[Start Material provided]
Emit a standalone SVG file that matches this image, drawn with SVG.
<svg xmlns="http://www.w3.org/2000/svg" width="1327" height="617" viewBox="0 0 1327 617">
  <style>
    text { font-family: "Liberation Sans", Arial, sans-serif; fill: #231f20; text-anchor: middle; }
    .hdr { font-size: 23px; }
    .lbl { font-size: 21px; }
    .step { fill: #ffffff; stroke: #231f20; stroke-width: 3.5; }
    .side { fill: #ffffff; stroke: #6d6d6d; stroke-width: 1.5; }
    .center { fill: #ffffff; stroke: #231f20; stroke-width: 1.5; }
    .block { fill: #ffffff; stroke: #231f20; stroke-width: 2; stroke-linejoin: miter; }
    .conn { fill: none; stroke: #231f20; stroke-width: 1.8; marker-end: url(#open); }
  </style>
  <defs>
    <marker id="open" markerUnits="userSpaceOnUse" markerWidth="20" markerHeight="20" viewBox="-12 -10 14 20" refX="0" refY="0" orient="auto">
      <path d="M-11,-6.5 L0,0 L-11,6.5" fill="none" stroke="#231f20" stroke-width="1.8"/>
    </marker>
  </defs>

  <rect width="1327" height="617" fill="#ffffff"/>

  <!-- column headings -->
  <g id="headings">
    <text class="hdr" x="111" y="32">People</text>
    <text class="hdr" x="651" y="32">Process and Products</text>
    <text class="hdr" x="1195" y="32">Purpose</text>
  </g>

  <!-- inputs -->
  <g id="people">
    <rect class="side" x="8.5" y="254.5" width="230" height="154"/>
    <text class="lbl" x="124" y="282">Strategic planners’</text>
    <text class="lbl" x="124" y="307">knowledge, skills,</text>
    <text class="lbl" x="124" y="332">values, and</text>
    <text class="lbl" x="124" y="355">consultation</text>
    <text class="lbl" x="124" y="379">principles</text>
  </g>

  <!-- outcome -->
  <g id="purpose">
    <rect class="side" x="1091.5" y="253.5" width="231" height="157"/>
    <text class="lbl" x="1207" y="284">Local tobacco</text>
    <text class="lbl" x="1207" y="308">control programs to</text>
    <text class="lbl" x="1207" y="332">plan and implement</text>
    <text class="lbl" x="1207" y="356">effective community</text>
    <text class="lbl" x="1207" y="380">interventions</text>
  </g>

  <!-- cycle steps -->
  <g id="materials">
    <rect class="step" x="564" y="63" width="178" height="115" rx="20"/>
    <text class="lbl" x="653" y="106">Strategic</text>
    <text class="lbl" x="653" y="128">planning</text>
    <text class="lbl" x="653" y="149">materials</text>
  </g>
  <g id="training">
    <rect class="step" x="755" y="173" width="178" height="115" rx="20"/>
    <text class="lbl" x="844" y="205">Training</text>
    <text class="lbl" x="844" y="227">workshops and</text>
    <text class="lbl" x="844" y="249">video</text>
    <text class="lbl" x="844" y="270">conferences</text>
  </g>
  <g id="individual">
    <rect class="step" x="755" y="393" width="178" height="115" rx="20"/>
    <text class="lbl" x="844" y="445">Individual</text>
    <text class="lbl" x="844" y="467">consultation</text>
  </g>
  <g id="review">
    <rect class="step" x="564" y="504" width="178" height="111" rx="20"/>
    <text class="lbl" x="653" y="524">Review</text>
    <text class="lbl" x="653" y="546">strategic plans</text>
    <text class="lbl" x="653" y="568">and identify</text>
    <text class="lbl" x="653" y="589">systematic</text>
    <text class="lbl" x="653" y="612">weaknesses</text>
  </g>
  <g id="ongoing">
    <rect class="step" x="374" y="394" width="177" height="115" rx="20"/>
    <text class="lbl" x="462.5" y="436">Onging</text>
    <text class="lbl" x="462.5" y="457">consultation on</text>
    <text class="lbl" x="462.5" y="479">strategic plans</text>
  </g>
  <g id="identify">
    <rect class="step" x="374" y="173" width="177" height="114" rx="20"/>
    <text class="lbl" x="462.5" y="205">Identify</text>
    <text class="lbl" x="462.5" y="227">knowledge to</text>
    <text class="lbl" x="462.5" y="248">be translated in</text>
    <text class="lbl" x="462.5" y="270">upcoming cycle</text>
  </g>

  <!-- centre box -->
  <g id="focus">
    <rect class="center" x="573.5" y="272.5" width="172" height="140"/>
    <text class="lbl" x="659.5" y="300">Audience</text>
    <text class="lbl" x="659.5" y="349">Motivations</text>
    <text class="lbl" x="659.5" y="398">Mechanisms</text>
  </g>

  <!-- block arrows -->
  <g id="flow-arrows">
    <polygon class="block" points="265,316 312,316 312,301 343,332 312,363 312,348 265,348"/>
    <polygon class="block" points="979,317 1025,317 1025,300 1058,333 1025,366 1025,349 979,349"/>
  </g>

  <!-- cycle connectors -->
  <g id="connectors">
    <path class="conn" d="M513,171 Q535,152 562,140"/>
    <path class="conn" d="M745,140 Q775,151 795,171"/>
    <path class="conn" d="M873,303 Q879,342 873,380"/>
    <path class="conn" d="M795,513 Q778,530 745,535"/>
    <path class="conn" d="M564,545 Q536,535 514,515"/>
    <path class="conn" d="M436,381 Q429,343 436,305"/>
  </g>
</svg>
[End Material provided]
Extract the full listing above without altering anything.

Emit a standalone SVG file that matches this image, drawn with SVG.
<svg xmlns="http://www.w3.org/2000/svg" width="1327" height="617" viewBox="0 0 1327 617">
  <style>
    text { font-family: "Liberation Sans", Arial, sans-serif; fill: #231f20; text-anchor: middle; }
    .hdr { font-size: 23px; }
    .lbl { font-size: 21px; }
    .step { fill: #ffffff; stroke: #231f20; stroke-width: 3.5; }
    .side { fill: #ffffff; stroke: #6d6d6d; stroke-width: 1.5; }
    .center { fill: #ffffff; stroke: #231f20; stroke-width: 1.5; }
    .block { fill: #ffffff; stroke: #231f20; stroke-width: 2; stroke-linejoin: miter; }
    .conn { fill: none; stroke: #231f20; stroke-width: 1.8; marker-end: url(#open); }
  </style>
  <defs>
    <marker id="open" markerUnits="userSpaceOnUse" markerWidth="20" markerHeight="20" viewBox="-12 -10 14 20" refX="0" refY="0" orient="auto">
      <path d="M-11,-6.5 L0,0 L-11,6.5" fill="none" stroke="#231f20" stroke-width="1.8"/>
    </marker>
  </defs>

  <rect width="1327" height="617" fill="#ffffff"/>

  <!-- column headings -->
  <g id="headings">
    <text class="hdr" x="111" y="32">People</text>
    <text class="hdr" x="651" y="32">Process and Products</text>
    <text class="hdr" x="1195" y="32">Purpose</text>
  </g>

  <!-- inputs -->
  <g id="people">
    <rect class="side" x="8.5" y="254.5" width="230" height="154"/>
    <text class="lbl" x="124" y="282">Strategic planners’</text>
    <text class="lbl" x="124" y="307">knowledge, skills,</text>
    <text class="lbl" x="124" y="332">values, and</text>
    <text class="lbl" x="124" y="355">consultation</text>
    <text class="lbl" x="124" y="379">principles</text>
  </g>

  <!-- outcome -->
  <g id="purpose">
    <rect class="side" x="1091.5" y="253.5" width="231" height="157"/>
    <text class="lbl" x="1207" y="284">Local tobacco</text>
    <text class="lbl" x="1207" y="308">control programs to</text>
    <text class="lbl" x="1207" y="332">plan and implement</text>
    <text class="lbl" x="1207" y="356">effective community</text>
    <text class="lbl" x="1207" y="380">interventions</text>
  </g>

  <!-- cycle steps -->
  <g id="materials">
    <rect class="step" x="564" y="63" width="178" height="115" rx="20"/>
    <text class="lbl" x="653" y="106">Strategic</text>
    <text class="lbl" x="653" y="128">planning</text>
    <text class="lbl" x="653" y="149">materials</text>
  </g>
  <g id="training">
    <rect class="step" x="755" y="173" width="178" height="115" rx="20"/>
    <text class="lbl" x="844" y="205">Training</text>
    <text class="lbl" x="844" y="227">workshops and</text>
    <text class="lbl" x="844" y="249">video</text>
    <text class="lbl" x="844" y="270">conferences</text>
  </g>
  <g id="individual">
    <rect class="step" x="755" y="393" width="178" height="115" rx="20"/>
    <text class="lbl" x="844" y="445">Individual</text>
    <text class="lbl" x="844" y="467">consultation</text>
  </g>
  <g id="review">
    <rect class="step" x="564" y="504" width="178" height="111" rx="20"/>
    <text class="lbl" x="653" y="524">Review</text>
    <text class="lbl" x="653" y="546">strategic plans</text>
    <text class="lbl" x="653" y="568">and identify</text>
    <text class="lbl" x="653" y="589">systematic</text>
    <text class="lbl" x="653" y="612">weaknesses</text>
  </g>
  <g id="ongoing">
    <rect class="step" x="374" y="394" width="177" height="115" rx="20"/>
    <text class="lbl" x="462.5" y="436">Onging</text>
    <text class="lbl" x="462.5" y="457">consultation on</text>
    <text class="lbl" x="462.5" y="479">strategic plans</text>
  </g>
  <g id="identify">
    <rect class="step" x="374" y="173" width="177" height="114" rx="20"/>
    <text class="lbl" x="462.5" y="205">Identify</text>
    <text class="lbl" x="462.5" y="227">knowledge to</text>
    <text class="lbl" x="462.5" y="248">be translated in</text>
    <text class="lbl" x="462.5" y="270">upcoming cycle</text>
  </g>

  <!-- centre box -->
  <g id="focus">
    <rect class="center" x="573.5" y="272.5" width="172" height="140"/>
    <text class="lbl" x="659.5" y="300">Audience</text>
    <text class="lbl" x="659.5" y="349">Motivations</text>
    <text class="lbl" x="659.5" y="398">Mechanisms</text>
  </g>

  <!-- block arrows -->
  <g id="flow-arrows">
    <polygon class="block" points="265,316 312,316 312,301 343,332 312,363 312,348 265,348"/>
    <polygon class="block" points="979,317 1025,317 1025,300 1058,333 1025,366 1025,349 979,349"/>
  </g>

  <!-- cycle connectors -->
  <g id="connectors">
    <path class="conn" d="M513,171 Q535,152 562,140"/>
    <path class="conn" d="M745,140 Q775,151 795,171"/>
    <path class="conn" d="M873,303 Q879,342 873,380"/>
    <path class="conn" d="M795,513 Q778,530 745,535"/>
    <path class="conn" d="M564,545 Q536,535 514,515"/>
    <path class="conn" d="M436,381 Q429,343 436,305"/>
  </g>
</svg>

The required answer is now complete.